Vetoed - AB 2187 (Arambula) Failure to Pay Final Wages Additional Penalty - This bill would have created a new separate prohibition against a person, who, having the ability to pay, willfully fails to pay all wages due to an employee who has been discharged or quit within 90 days. The bill would have imposed a fine of between $1,000 and $10,000, up to six months jail time, or both, for such conduct. The violating individual would have also been required to pay restitution to the aggrieved employee upon conviction.

Vetoed - AB 2340 (Monning) Bereavement Leave - This bill would have allowed for three days unpaid leave for bereavement purposes upon the death of a spouse, child, parent, sibling, grandparent, grandchild, domestic partner, or domestic partner’s child, within 13 months of the death of the bereaved individual. The provisions of the bill would not have applied to an employee who is covered by a valid CBA that provides for bereavement leave and other specified working conditions.

Vetoed - AB 2468 (DeLeon) Lactation Breaks - This bill would have authorized an employer to use the designation "Mother-Friendly Worksite" in its promotional materials, if it submitted its workplace breast-feeding policy to the Labor Commissioner and the Labor Commissioner determined that the employer's policy provides for specified criteria.

Vetoed - AB 2770 (Monning) Labor Code Enforcement - This bill would have, until January 1, 2017, established a pilot program to investigate employment and payment practices within the swimming pool and spa construction industry. The Employment Development Department (“EDD”), in conjunction with other agencies and industry representatives, would have been required to establish criteria that would trigger a recommendation for an audit or investigation state authorities.

Vetoed - SB 903 (Wright) Statute of Limitations - This bill would have extended the period within which the Division of Labor Standards Enforcement (“DLSE”) may commence a collection action, as defined, from one year to three years.
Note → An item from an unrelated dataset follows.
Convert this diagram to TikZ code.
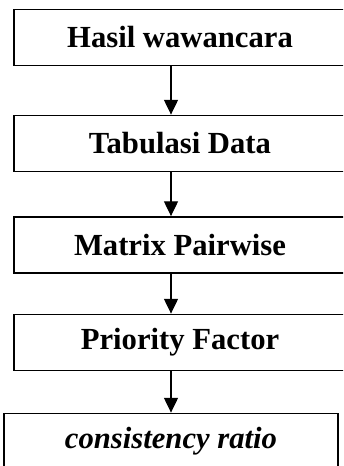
\documentclass[tikz,border=0pt]{standalone}
\usepackage{fontspec}
\setmainfont{Liberation Serif}
\usetikzlibrary{arrows.meta}

\tikzset{%
        stage/.style={
                rectangle,
                draw,
                line width=1.3pt,
                fill=white,
                minimum width=8.3cm,
                minimum height=1.4cm,
                font=\fontsize{21.8}{26}\selectfont\bfseries
            }
    }

\begin{document}
\begin{tikzpicture}[x=0.025cm, y=-0.025cm, >={Triangle[width=10pt,length=10.5pt]}]
    \useasboundingbox (0,0) rectangle (343,466);
    \clip (0,0) rectangle (343,466);

    % steps of the analysis:
        \node [stage]  (hasil) at (180,37.5) {Hasil wawancara};
        \node [stage]  (tab) at (180,143.5) {Tabulasi Data};
        \node [stage]  (mat) at (180,245) {Matrix Pairwise};
        \node [stage]  (prio) at (180,342.5) {Priority Factor};
        \node [stage, minimum width=8.35cm, font=\fontsize{21.8}{26}\selectfont\bfseries\itshape]  (cr) at (171,441.5) {consistency ratio};

        \draw[->, line width=0.8pt] (hasil.south -| 171,0) -- (tab.north -| 171,0);
        \draw[->, line width=0.8pt] (tab.south -| 171,0) -- (mat.north -| 171,0);
        \draw[->, line width=0.8pt] (mat.south -| 171,0) -- (prio.north -| 171,0);
        \draw[->, line width=0.8pt] (prio.south -| 171,0) -- (cr.north);
\end{tikzpicture}
\end{document}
Vetoed - SB 1370 (Ducheny) Commission Agreements - Effective January 1, 2012, this bill would have required all employers entering into commission agreements with employees to enter into written agreements or face liability in a civil action to the employee for treble damages.

Vetoed - SB 1474 (Steinberg) Agricultural Employee Labor Representatives - This bill would have authorized the Agricultural Labor Relations Board, under specified circumstances, to set aside an election where there has been misconduct by the employer affecting the outcome of the election and to certify a labor organization as the exclusive bargaining representative for a bargaining unit if the organization had previously presented the board with authorization cards signed by more than 50% of the employees in that bargaining unit.